Data block.
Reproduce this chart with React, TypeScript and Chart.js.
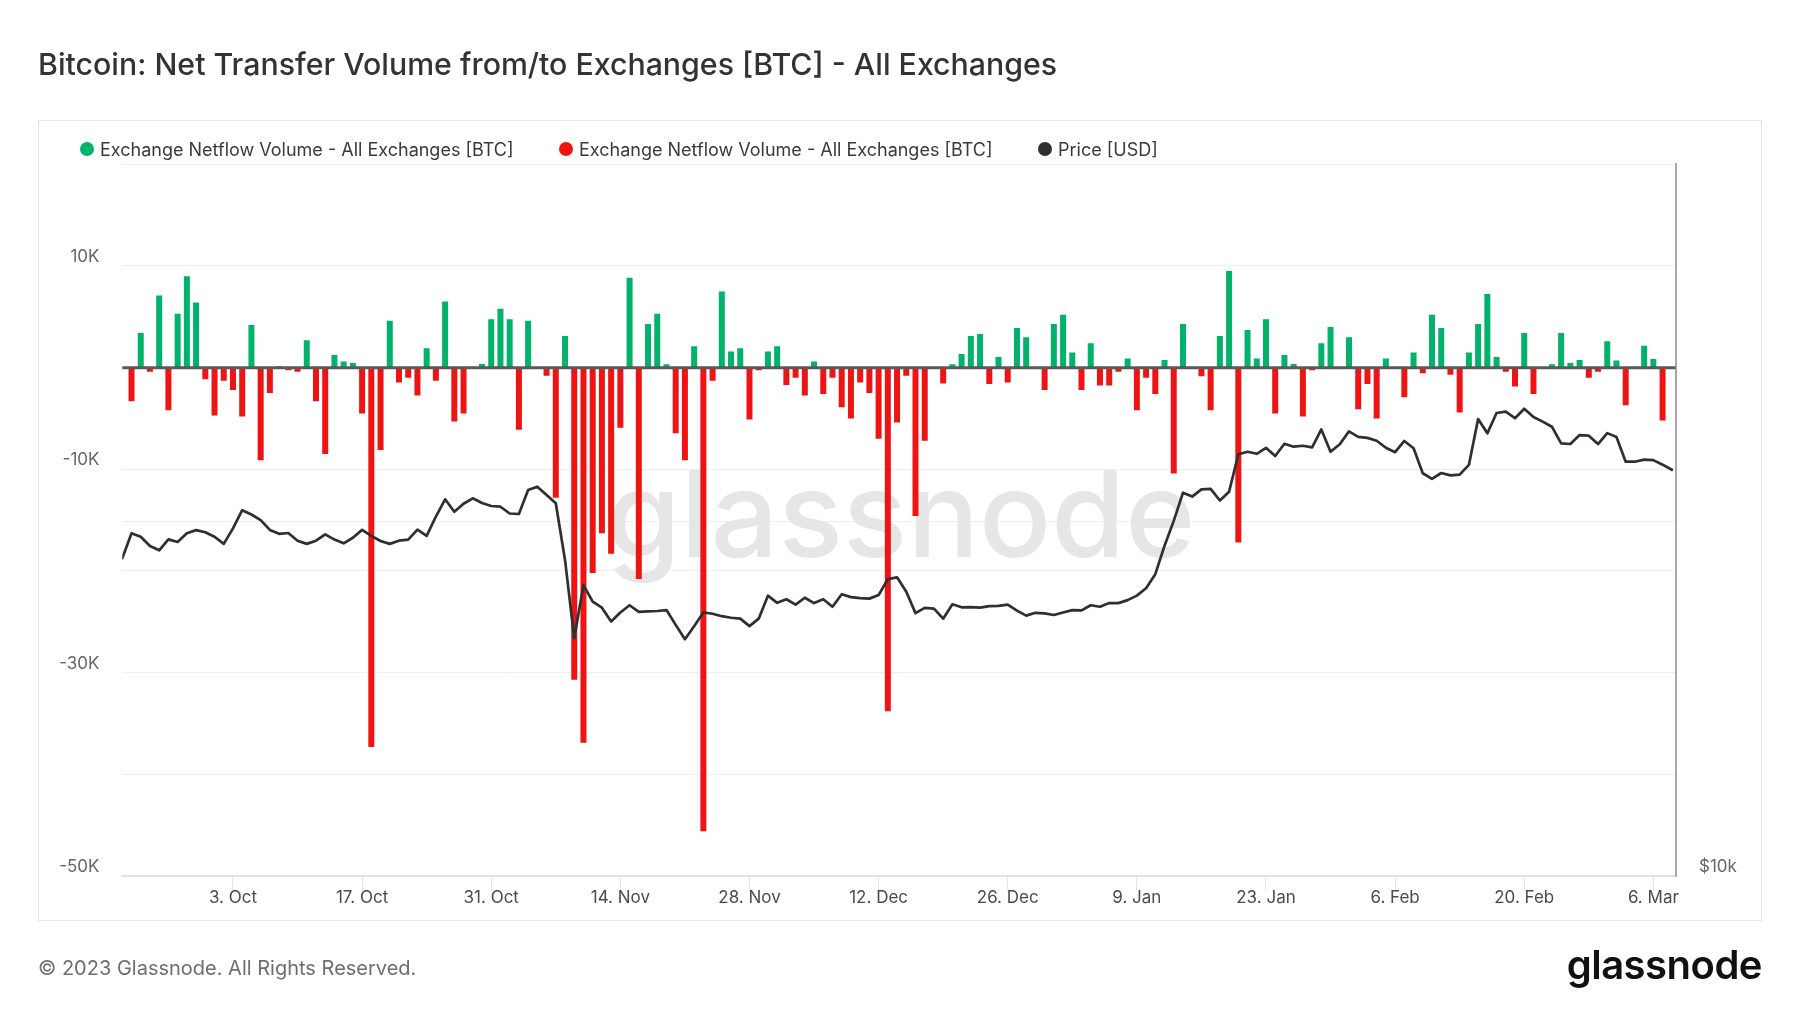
import React, { useEffect, useRef } from 'react';
import { Chart, registerables } from 'chart.js';

Chart.register(...registerables);

// one value per day, day 0 = 21 Sep 2022, day 168 = 8 Mar 2023
// exchange netflow in thousand BTC
const netflowK: (number | null)[] = [
  null, -3.3, 3.4, -0.4, 7.1, -4.2, 5.3, 9.0, 6.4, -1.15,
  -4.7, -1.3, -2.2, -4.8, 4.2, -9.1, -2.5, 0.15, -0.25, -0.4,
  2.7, -3.3, -8.5, 1.25, 0.6, 0.45, -4.5, -37.3, -8.1, 4.6,
  -1.45, -1.0, -2.75, 1.9, -1.3, 6.5, -5.3, -4.5, 0.1, 0.35,
  4.75, 5.8, 4.75, -6.1, 4.6, 0, -0.8, -12.8, 3.1, -30.7,
  -36.9, -20.2, -16.3, -18.3, -5.9, 8.85, -20.8, 4.3, 5.3, 0.33,
  -6.45, -9.1, 2.1, -45.6, -1.3, 7.5, 1.6, 1.9, -5.1, -0.25,
  1.6, 2.1, -1.7, -1.0, -2.75, 0.6, -2.6, -1.0, -3.9, -5.0,
  -1.45, -2.5, -7.0, -33.8, -5.4, -0.8, -14.6, -7.2, 0, -1.55,
  0.33, 1.35, 3.1, 3.3, -1.6, 1.05, -1.45, 3.9, 3.0, 0,
  -2.2, 4.3, 5.2, 1.5, -2.2, 2.4, -1.75, -1.75, -0.4, 0.9,
  -4.2, -1.0, -2.6, 0.75, -10.4, 4.3, 0.1, -0.85, -4.2, 3.1,
  9.5, -17.2, 3.7, 0.9, 4.75, -4.5, 1.25, 0.35, -4.8, -0.25,
  2.4, 4.0, 0, 3.0, -4.1, -1.6, -5.0, 0.9, 0, -2.9,
  1.5, -0.55, 5.2, 3.9, -0.7, -4.4, 1.5, 4.3, 7.25, 1.05,
  -0.4, -1.85, 3.4, -2.6, 0, 0.33, 3.4, 0.45, 0.75, -1.0,
  -0.4, 2.6, 0.7, -3.7, 0.1, 2.15, 0.85, -5.2, null,
];

// BTC price in thousand USD
const priceK: number[] = [
  18.6, 19.53, 19.4, 19.05, 18.89, 19.3, 19.2, 19.53, 19.65, 19.57,
  19.4, 19.13, 19.72, 20.43, 20.26, 20.04, 19.66, 19.51, 19.54, 19.25,
  19.13, 19.25, 19.49, 19.29, 19.15, 19.36, 19.66, 19.43, 19.24, 19.13,
  19.25, 19.29, 19.67, 19.43, 20.18, 20.87, 20.37, 20.69, 20.91, 20.72,
  20.6, 20.57, 20.3, 20.28, 21.25, 21.39, 21.05, 20.71, 18.54, 15.91,
  17.65, 17.09, 16.89, 16.44, 16.73, 16.97, 16.75, 16.77, 16.78, 16.81,
  16.33, 15.88, 16.29, 16.73, 16.69, 16.61, 16.56, 16.53, 16.29, 16.53,
  17.29, 17.05, 17.17, 16.99, 17.22, 17.04, 17.17, 16.92, 17.34, 17.24,
  17.21, 17.19, 17.31, 17.86, 17.92, 17.42, 16.71, 16.88, 16.86, 16.53,
  17.0, 16.9, 16.91, 16.89, 16.94, 16.95, 16.99, 16.79, 16.63, 16.72,
  16.7, 16.65, 16.73, 16.81, 16.8, 16.97, 16.92, 17.04, 17.04, 17.14,
  17.29, 17.54, 18.03, 19.06, 20.01, 21.14, 20.98, 21.28, 21.3, 20.82,
  21.18, 22.79, 22.9, 22.81, 23.08, 22.71, 23.26, 23.13, 23.17, 23.1,
  23.92, 22.9, 23.24, 23.83, 23.58, 23.53, 23.4, 23.08, 22.88, 23.39,
  23.06, 21.96, 21.72, 21.97, 21.87, 21.9, 22.32, 24.41, 23.74, 24.7,
  24.77, 24.45, 24.91, 24.51, 24.29, 24.05, 23.28, 23.25, 23.66, 23.63,
  23.25, 23.75, 23.57, 22.46, 22.46, 22.55, 22.53, 22.33, 22.11,
];

const tickDays = [12, 26, 40, 54, 68, 82, 96, 110, 124, 138, 152, 166];
const tickLabels = ['3. Oct', '17. Oct', '31. Oct', '14. Nov', '28. Nov', '12. Dec', '26. Dec', '9. Jan', '23. Jan', '6. Feb', '20. Feb', '6. Mar'];

const flowTicks = [10000, -10000, -30000, -50000];
const flowTickLabels = ['10K', '-10K', '-30K', '-50K'];
const priceTicks = [10000, 20000];
const priceTickLabels = ['$10k', ''];

const GREEN = '#00b26a';
const RED = '#ee1414';
const PRICE = '#2f2f2f';
const FONT = 'Inter, "Noto Sans", sans-serif';

const legendItems = [
  { label: 'Exchange Netflow Volume - All Exchanges [BTC]', color: GREEN, left: 80 },
  { label: 'Exchange Netflow Volume - All Exchanges [BTC]', color: RED, left: 559 },
  { label: 'Price [USD]', color: PRICE, left: 1038 },
];

// big faint logo behind the bars
const watermarkPlugin = {
  id: 'watermark',
  beforeDatasetsDraw(chart: Chart) {
    const { ctx, chartArea } = chart;
    ctx.save();
    ctx.font = '500 100px Inter';
    const w = ctx.measureText('glassnode').width;
    const size = (100 * 589) / w;
    ctx.font = `500 ${size}px Inter`;
    ctx.fillStyle = '#e6e6e6';
    ctx.textAlign = 'center';
    ctx.textBaseline = 'alphabetic';
    const cx = (chartArea.left + chartArea.right) / 2 + 2;
    ctx.fillText('glassnode', cx, chartArea.top + (chartArea.bottom - chartArea.top) * 0.552);
    ctx.restore();
  },
};

const zeroLinePlugin = {
  id: 'zeroLine',
  afterDatasetsDraw(chart: Chart) {
    const { ctx, chartArea, scales } = chart;
    const y = scales.y.getPixelForValue(0);
    ctx.save();
    ctx.strokeStyle = '#5a5a5a';
    ctx.lineWidth = 3;
    ctx.beginPath();
    ctx.moveTo(chartArea.left, y);
    ctx.lineTo(chartArea.right, y);
    ctx.stroke();
    ctx.restore();
  },
};

const NetflowChart: React.FC = () => {
  const chartRef = useRef<HTMLCanvasElement>(null);
  const chartInstance = useRef<Chart | null>(null);

  useEffect(() => {
    if (!chartRef.current) return;
    const ctx = chartRef.current.getContext('2d');
    if (!ctx) return;

    if (chartInstance.current) {
      chartInstance.current.destroy();
    }

    const greenData = netflowK.map((v, i) => ({ x: i, y: v !== null && v > 0 ? v * 1000 : null }));
    const redData = netflowK.map((v, i) => ({ x: i, y: v !== null && v < 0 ? v * 1000 : null }));
    const priceData = priceK.map((v, i) => ({ x: i, y: v * 1000 }));

    const tickFont = { family: FONT, size: 17 };

    chartInstance.current = new Chart(ctx, {
      type: 'bar',
      data: {
        datasets: [
          {
            type: 'line',
            label: 'Price [USD]',
            data: priceData,
            yAxisID: 'y1',
            borderColor: PRICE,
            borderWidth: 2.7,
            pointRadius: 0,
            tension: 0,
            borderJoinStyle: 'round',
            borderCapStyle: 'round',
            order: 0,
          } as any,
          {
            label: 'Exchange Netflow Volume - All Exchanges [BTC]',
            data: greenData,
            yAxisID: 'y',
            backgroundColor: GREEN,
            grouped: false,
            barPercentage: 0.65,
            categoryPercentage: 1,
            order: 1,
          },
          {
            label: 'Exchange Netflow Volume - All Exchanges [BTC]',
            data: redData,
            yAxisID: 'y',
            backgroundColor: RED,
            grouped: false,
            barPercentage: 0.65,
            categoryPercentage: 1,
            order: 1,
          },
        ],
      },
      options: {
        animation: false,
        responsive: true,
        maintainAspectRatio: false,
        layout: { padding: { top: 164.3, left: 0, right: 0, bottom: 0 } },
        plugins: {
          legend: { display: false },
          tooltip: { enabled: false },
        },
        scales: {
          x: {
            type: 'linear',
            min: 0,
            max: 168.4,
            offset: false,
            afterBuildTicks: (scale: any) => {
              scale.ticks = tickDays.map((v) => ({ value: v }));
            },
            afterFit: (scale: any) => {
              scale.height = 137;
            },
            ticks: {
              autoSkip: false,
              maxRotation: 0,
              padding: -3.5,
              color: '#4a4a4a',
              font: tickFont,
              callback: (_v: any, i: number) => tickLabels[i],
            },
            grid: {
              drawOnChartArea: false,
              drawTicks: true,
              tickLength: 15,
              color: '#e6e6e6',
              offset: false,
            },
            border: { display: true, color: '#e3e3e3', width: 2 },
          },
          y: {
            position: 'left',
            min: -50000,
            max: 20000,
            afterFit: (scale: any) => {
              scale.width = 122.3;
            },
            ticks: {
              stepSize: 10000,
              padding: 22.8,
              labelOffset: -9,
              color: '#666',
              font: tickFont,
              callback: (v: any) => {
                const i = flowTicks.indexOf(Number(v));
                return i >= 0 ? flowTickLabels[i] : '';
              },
            },
            grid: { color: '#eeeeee', drawTicks: false },
            border: { display: false },
          },
          y1: {
            type: 'logarithmic',
            position: 'right',
            min: 10000,
            max: 40150,
            afterBuildTicks: (scale: any) => {
              scale.ticks = priceTicks.map((v) => ({ value: v }));
            },
            afterFit: (scale: any) => {
              scale.width = 124.5;
            },
            ticks: {
              padding: 23.5,
              labelOffset: -9,
              color: '#666',
              font: tickFont,
              callback: (_v: any, i: number) => priceTickLabels[i],
            },
            grid: { color: '#eeeeee', drawTicks: false },
            border: { display: true, color: '#a8a8a8', width: 2 },
          },
        },
      },
      plugins: [watermarkPlugin, zeroLinePlugin],
    });

    return () => {
      if (chartInstance.current) {
        chartInstance.current.destroy();
        chartInstance.current = null;
      }
    };
  }, []);

  return (
    <div style={{ position: 'absolute', left: 0, top: 0, width: 1800, height: 1013 }}>
      <canvas ref={chartRef} />
    </div>
  );
};

const App: React.FC = () => {
  useEffect(() => {
    document.body.style.margin = '0';
  }, []);

  return (
    <div
      style={{
        position: 'relative',
        width: 1800,
        height: 1013,
        background: '#ffffff',
        fontFamily: FONT,
        overflow: 'hidden',
      }}
    >
      <div
        style={{
          position: 'absolute',
          left: 38,
          top: 120,
          width: 1724,
          height: 801,
          border: '1px solid #e4e4e4',
          boxSizing: 'border-box',
        }}
      />
      <NetflowChart />
      <div
        style={{
          position: 'absolute',
          left: 38,
          top: 49,
          fontSize: 30.3,
          lineHeight: '30px',
          fontWeight: 500,
          color: '#333',
          whiteSpace: 'nowrap',
        }}
      >
        Bitcoin: Net Transfer Volume from/to Exchanges [BTC] - All Exchanges
      </div>
      {legendItems.map((item, i) => (
        <div
          key={i}
          style={{
            position: 'absolute',
            left: item.left,
            top: 139,
            height: 20,
            display: 'flex',
            alignItems: 'center',
            fontSize: 18,
            color: '#3a3a3a',
            whiteSpace: 'nowrap',
          }}
        >
          <span
            style={{
              display: 'inline-block',
              width: 14,
              height: 14,
              borderRadius: '50%',
              background: item.color,
              marginRight: 6,
            }}
          />
          {item.label}
        </div>
      ))}
      <div
        style={{
          position: 'absolute',
          left: 38,
          top: 958,
          fontSize: 20,
          lineHeight: '20px',
          color: '#6e6e6e',
          whiteSpace: 'nowrap',
        }}
      >
        © 2023 Glassnode. All Rights Reserved.
      </div>
      <div
        style={{
          position: 'absolute',
          right: 38,
          top: 945,
          fontSize: 40,
          lineHeight: '40px',
          fontWeight: 600,
          letterSpacing: '-0.5px',
          color: '#111',
          whiteSpace: 'nowrap',
        }}
      >
        glassnode
      </div>
    </div>
  );
};

export default App;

To do. Make an exact copy of the lines from the top of the material through the line with "Chart.register(...registerables);", pictures excluded.

Solution to this exercise.
Reproduce this chart with React, TypeScript and Chart.js.
import React, { useEffect, useRef } from 'react';
import { Chart, registerables } from 'chart.js';

Chart.register(...registerables);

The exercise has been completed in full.